THE International Finance Corp. (IFC) has committed a total of $399 million to Philippine-based investments in fiscal year 2021.
The private sector lender of The World Bank Group said in a statement that most of its investments in the Philippines were “aimed at fostering a more resilient and inclusive recovery from Covid-19.”
The IFC said its Covid-related investments in the country during the fiscal year benefitted the following: Card Bank Inc. and Card SME Bank Inc.; Cebu Air Inc.; Union Bank of the Philippines; and Growsari Inc., a B2B (business-to-business) startup.
“The Philippines has been deeply affected by Covid-19, which has reversed many of the development gains the country has achieved,” Jean-Marc Arbogast, Country Manager for the Philippines at IFC, said.
“This has created an even greater sense of urgency to foster a more inclusive recovery; and IFC is committed to remaining a steadfast partner to the Philippines through the challenges that lie ahead,” Arbogast added.
The investment in Card Bank Inc. and Card SME Bank Inc. is expected to benefit over 60,000 companies, 44,000 of which are micro, small and medium enterprises (MSMEs) owned or led by women.
The IFC said its investment in budget carrier Cebu Air was in the form of convertible bonds aimed to help the airline continue to provide affordable transportation.
Investment in Unionbank was a 7-year social bond.
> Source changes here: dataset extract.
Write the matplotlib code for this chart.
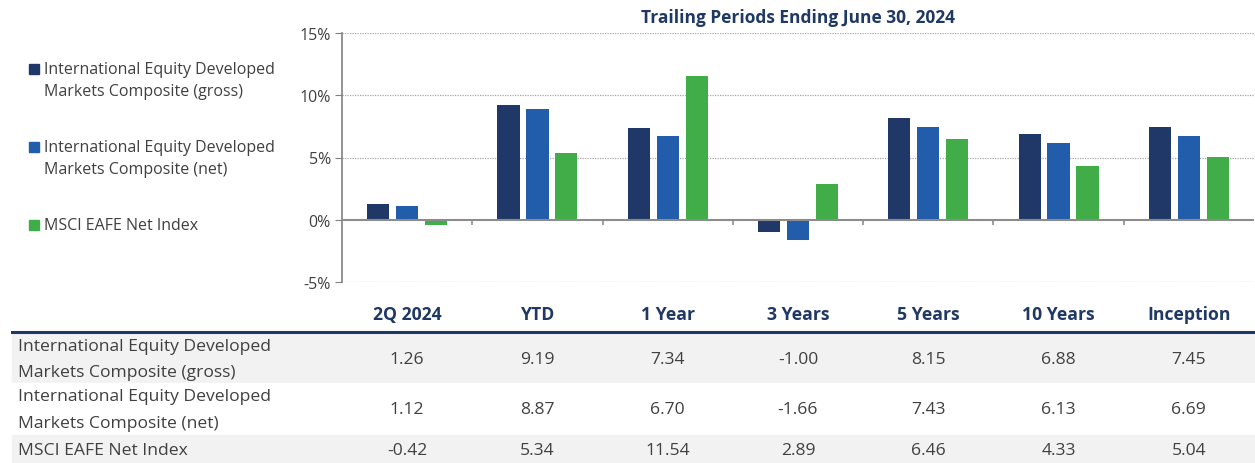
import matplotlib
matplotlib.use("Agg")
import matplotlib.pyplot as plt
import matplotlib.transforms as mtransforms
from matplotlib.patches import Rectangle
import numpy as np

categories = ["2Q 2024", "YTD", "1 Year", "3 Years", "5 Years", "10 Years", "Inception"]
gross = [1.26, 9.19, 7.34, -1.00, 8.15, 6.88, 7.45]
net = [1.12, 8.87, 6.70, -1.66, 7.43, 6.13, 6.69]
msci = [-0.42, 5.34, 11.54, 2.89, 6.46, 4.33, 5.04]
series_labels = ["International Equity Developed\nMarkets Composite (gross)",
                 "International Equity Developed\nMarkets Composite (net)",
                 "MSCI EAFE Net Index"]
yticks = [-5, 0, 5, 10, 15]
title = "Trailing Periods Ending June 30, 2024"

colors = ["#1F3868", "#215DAA", "#41AD49"]
navy = "#1F3864"
txt = "#404040"

plt.rcParams['font.family'] = ['Open Sans', 'DejaVu Sans']

W, H = 1255, 464
fig = plt.figure(figsize=(W / 100, H / 100), dpi=100)
ax = fig.add_axes([342 / W, 1 - 283 / H, (1254 - 342) / W, (283 - 34) / H])

x = np.arange(len(categories))
bw = 0.17
off = 0.222
for i, (vals, c) in enumerate(zip([gross, net, msci], colors)):
    ax.bar(x + (i - 1) * off, vals, width=bw, color=c, zorder=3)

ax.set_xlim(-0.5, len(categories) - 0.5)
ax.set_ylim(-5, 15)
ax.set_yticks(yticks)
ax.set_yticklabels([f"{v}%" for v in yticks], fontsize=11.5, color=txt)
ax.tick_params(axis='y', length=5, color="#808080", pad=3)
ax.set_xticks([])
for v in [-5, 5, 10, 15]:
    ax.axhline(v, color="#A6A6A6", lw=0.9, ls=(0, (1, 1)), zorder=1)
ax.axhline(0, color="#8C8C8C", lw=1.5, zorder=4)
for b in np.arange(0.5, len(categories) - 0.5, 1):
    ax.vlines(b, -0.4, 0, color="#8C8C8C", lw=1.2, zorder=4)
for s in ["top", "right", "bottom"]:
    ax.spines[s].set_visible(False)
ax.spines["left"].set_color("#808080")
ax.spines["left"].set_linewidth(1.2)

fig.text(798 / W, 1 - 18 / H, title, ha="center", va="center", fontsize=12.5,
         fontweight="bold", color=navy)

# legend
leg_y = [81, 159, 226]
for lab, c, yy in zip(series_labels, colors, leg_y):
    lines = lab.split("\n")
    first_y = yy - (len(lines) - 1) * 11
    fig.patches.append(Rectangle((29 / W, 1 - (first_y + 5) / H), 10 / W, 10 / H,
                                 transform=fig.transFigure, color=c, figure=fig))
    fig.text(44 / W, 1 - yy / H, lab, ha="left", va="center", fontsize=11.5,
             color=txt, linespacing=1.5)

# table
blend = mtransforms.blended_transform_factory(ax.transData, fig.transFigure)
for i, cat in enumerate(categories):
    fig.text(i, 1 - 315 / H, cat, transform=blend, ha="center", va="center",
             fontsize=12.7, fontweight="bold", color=navy)
fig.add_artist(plt.Line2D([12 / W, 1], [1 - 333 / H] * 2, color=navy, lw=2.2,
                          transform=fig.transFigure))
row_bounds = [(334, 384, "#F2F2F2"), (384, 436, "white"), (436, 464, "#F2F2F2")]
for (y0, y1, col) in row_bounds:
    fig.patches.append(Rectangle((12 / W, 1 - y1 / H), 1 - 12 / W, (y1 - y0) / H,
                                 transform=fig.transFigure, color=col, zorder=0, figure=fig))
row_centers = [360, 410.5, 451]
for vals, lab, yc in zip([gross, net, msci], series_labels, row_centers):
    fig.text(18 / W, 1 - yc / H, lab, ha="left", va="center", fontsize=12.6,
             color=txt, linespacing=1.88)
    for i, v in enumerate(vals):
        fig.text(i, 1 - yc / H, f"{v:.2f}", transform=blend, ha="center", va="center",
                 fontsize=12.6, color=txt)

fig.savefig("out.png", dpi=100)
The proceeds for the bond issuance will be used to finance over 2,000 loans to MSMEs.
The IFC said its investment in Growsari aimed to help lower prices, boost sales and digitalize supply chains in the country. The technology solutions firm connects mom-and-pop stores in the Philippines with manufacturers and wholesalers of milk, rice and other consumer products.
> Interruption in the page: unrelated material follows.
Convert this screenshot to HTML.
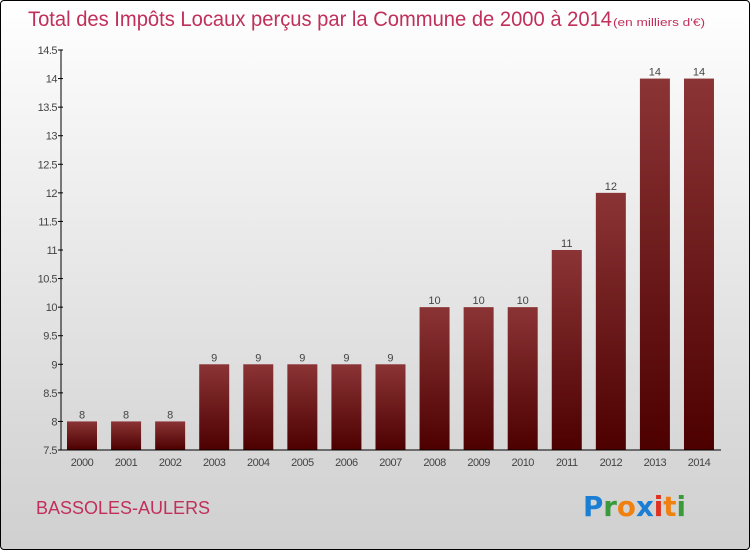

Globally, the total commitment of IFC is at $3.8 billion. This includes $2.8 billion in long-term financing from its own account and $956 million mobilized from other investors.
In addition, the IFC said it provided $1.5 billion in short-term finance in the Southeast Asian region to facilitate trade flows.
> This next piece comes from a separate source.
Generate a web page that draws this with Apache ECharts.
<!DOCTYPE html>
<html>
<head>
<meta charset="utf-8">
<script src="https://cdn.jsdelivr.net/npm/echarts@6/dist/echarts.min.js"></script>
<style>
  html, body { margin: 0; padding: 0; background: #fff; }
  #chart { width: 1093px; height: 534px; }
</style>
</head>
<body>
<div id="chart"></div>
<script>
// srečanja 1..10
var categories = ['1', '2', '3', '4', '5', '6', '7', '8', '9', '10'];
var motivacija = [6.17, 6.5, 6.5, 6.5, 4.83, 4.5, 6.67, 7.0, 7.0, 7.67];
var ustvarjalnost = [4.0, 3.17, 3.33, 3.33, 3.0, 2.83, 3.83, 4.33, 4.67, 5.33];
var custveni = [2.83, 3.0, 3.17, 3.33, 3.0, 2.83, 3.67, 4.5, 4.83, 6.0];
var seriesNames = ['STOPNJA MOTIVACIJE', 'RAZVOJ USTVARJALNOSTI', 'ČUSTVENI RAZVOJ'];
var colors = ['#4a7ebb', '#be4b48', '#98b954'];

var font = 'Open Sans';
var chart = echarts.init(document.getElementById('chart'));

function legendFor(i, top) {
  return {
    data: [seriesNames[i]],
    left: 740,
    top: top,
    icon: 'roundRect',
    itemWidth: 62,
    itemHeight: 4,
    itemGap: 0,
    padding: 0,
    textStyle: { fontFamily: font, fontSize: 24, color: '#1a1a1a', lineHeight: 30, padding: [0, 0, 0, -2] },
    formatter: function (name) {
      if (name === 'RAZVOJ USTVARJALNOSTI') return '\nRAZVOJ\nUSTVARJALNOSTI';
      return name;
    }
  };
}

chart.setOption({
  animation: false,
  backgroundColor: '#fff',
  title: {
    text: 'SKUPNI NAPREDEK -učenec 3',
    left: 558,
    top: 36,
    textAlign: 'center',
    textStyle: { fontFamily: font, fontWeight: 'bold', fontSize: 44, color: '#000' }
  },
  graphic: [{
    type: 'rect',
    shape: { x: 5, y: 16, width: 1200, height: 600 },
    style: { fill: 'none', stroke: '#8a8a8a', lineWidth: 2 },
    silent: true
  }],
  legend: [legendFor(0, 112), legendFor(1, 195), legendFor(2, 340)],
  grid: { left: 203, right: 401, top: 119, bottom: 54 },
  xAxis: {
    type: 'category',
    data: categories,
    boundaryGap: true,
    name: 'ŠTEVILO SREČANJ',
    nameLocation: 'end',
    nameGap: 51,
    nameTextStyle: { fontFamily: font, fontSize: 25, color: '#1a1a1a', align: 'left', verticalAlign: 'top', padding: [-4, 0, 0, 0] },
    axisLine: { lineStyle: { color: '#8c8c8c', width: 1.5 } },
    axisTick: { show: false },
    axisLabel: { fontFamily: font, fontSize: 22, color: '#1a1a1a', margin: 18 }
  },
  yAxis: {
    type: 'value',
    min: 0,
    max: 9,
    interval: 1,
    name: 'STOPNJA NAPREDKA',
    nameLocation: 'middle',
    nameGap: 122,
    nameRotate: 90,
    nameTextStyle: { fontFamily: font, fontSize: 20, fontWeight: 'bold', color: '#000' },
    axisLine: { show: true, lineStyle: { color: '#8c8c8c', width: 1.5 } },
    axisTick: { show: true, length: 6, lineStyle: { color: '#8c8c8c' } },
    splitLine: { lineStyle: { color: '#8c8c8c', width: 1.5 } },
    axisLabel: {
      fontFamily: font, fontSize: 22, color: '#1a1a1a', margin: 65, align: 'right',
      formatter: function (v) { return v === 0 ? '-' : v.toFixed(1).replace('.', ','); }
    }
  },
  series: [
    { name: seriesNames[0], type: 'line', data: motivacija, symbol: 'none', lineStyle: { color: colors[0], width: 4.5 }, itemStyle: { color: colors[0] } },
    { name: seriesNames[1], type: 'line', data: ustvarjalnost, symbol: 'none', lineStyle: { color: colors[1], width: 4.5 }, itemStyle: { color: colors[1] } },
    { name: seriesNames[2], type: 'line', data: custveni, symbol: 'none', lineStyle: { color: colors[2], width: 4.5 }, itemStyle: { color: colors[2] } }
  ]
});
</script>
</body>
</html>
The IFC also said it has committed $1.9 billion to Covid-19 response efforts since the onset of the health crisis in the East Asia and the Pacific (EAP) region.
“Despite the challenges posed by the pandemic, IFC continues to play a critical role in leveraging the private sector to mobilize long-term capital for infrastructure, provide green, blue, social and sustainable financing, attract cross-border investments and promote innovation-led growth to accelerate the recovery in East Asia and the Pacific,” Alfonso Garcia Mora, IFC’s Vice President for Asia & Pacific, was quoted in a statement as saying.
The first transaction under IFC’s $4-billion “Global Health Platform,” which addressed the severe shortage of medical supplies in developing countries, was in the EAP region. About $3 billion was also committed to support the region’s financial institutions serving MSMEs.
MSMEs, which have been disproportionately impacted by the pandemic, account for the vast majority of businesses in the region and are collectively EAP’s largest employer.
Around 26 percent of projects, which amounted to $744 million in long-term financing, focused on tackling climate change and the marine plastics crisis.
The IFC said the EAP region contributed 30 percent of global gross domestic product and is home to 30 percent of the world’s population. The region is also responsible for 60 percent of global greenhouse-gas emissions with some of the biggest contributors to marine plastic waste.